Robert Kubica, photo: Pedroaroyo, http://en.wikipedia.org

Ski jumping wouldn't have reached its unprecedented popularity in Poland if it hadn't been for the successes of a single athlete - Adam Malysz. And now motor racing, a sport that, until recently didn't enjoy a high profile has became popular thanks to the spectacular career of one young man.

The motor-racing craze in Poland is the work of 23 year-old Robert Kubica - Poland's only Formula One driver. Kubica received his first title at the age of 10 when he became Poland's go-carting champion. Four years later, he became the first foreigner to claim the title of go-carting champion of Italy. In 2000 Kubica started his professional career as a test driver for Formula Renault and last year he became the official test driver for the BMW Sauber Formula One team. Poland's Robert Kubica says that Formula 1 is not a simple race.

"One must understand Formula 1 races and know what they are about. The thing is that when you watch it sitting at home all you can see is the race alone while Formula 1 means much much more. It involves two, three hundred people working on a success of a given driver outside the racing track. There are 300 mechanics and engineers who for 300 days produce a racing car which will later hit the track. We don't see that sitting at home but this is what makes F1 races so specific".

Kubica is not the only Polish driver in Formula races. Natalia Kowalska is the first Polish female driver ever. Only 17, she is called the "queen of go-carting". Her first contact with racing was at the age of four and only last year she became part of the Formula Renault team. Her dream is to follow in Kubica's footsteps.

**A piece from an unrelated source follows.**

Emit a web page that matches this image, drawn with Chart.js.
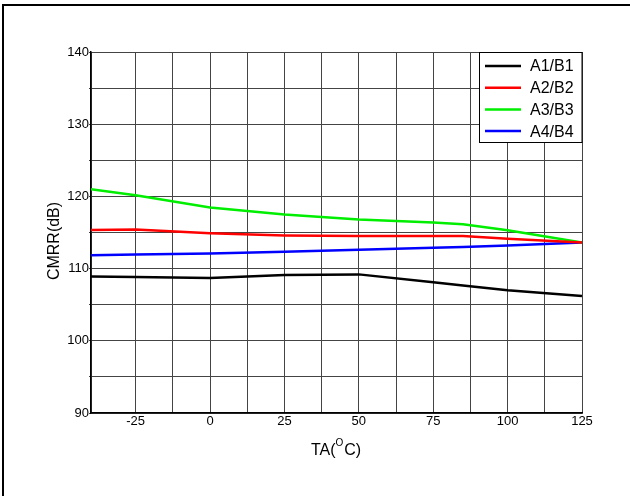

"I think I will do everything, I will practice as much as possible to get into Formula 1 and I hope I will. My parents didn't want me to drive. My sister was driving so my parents did not want another child to drive. And I did many, many sports - I was dancing, I played tennis - I did really a lot of things. I had a lot of Barbie dolls, I just loved Barbie dolls, you know, but every time with Barbie dolls I went to the track. I think it's a kind of magnesium - I just love to go to the track. I learnt to ride a bike on a track, everything. And of course I learnt to drive a go-cart on a track.

"Fans of this sport are of various ages and occupations it seems but what connects them is the thrill of the races. Among the die-hard fans of Formula One is Urszula Dudziak, a renowned Polish jazz vocalist. She was among the 80 000 crowd who turned up for the first street demonstration of the Formula Renault Roadshow in Warsaw recently.

"This is an incredible adventure which is very exciting. I have never seen it in life, I've always watched it on TV so I am very excited. Why? Speed and sound, of course! Kubica - of course, we are very proud of him. Now he is, I think, seventh or eighth in the world but I hope he will be standing on the podium one day".

Judging by his performance in France a week ago when he took fourth place - this may be not a distant prospect. Polish fans are delighted to see Kubica back on the track and - in top form less than a month after he miraculously escaped with only a sprained ankle from a horrific crash in Canada.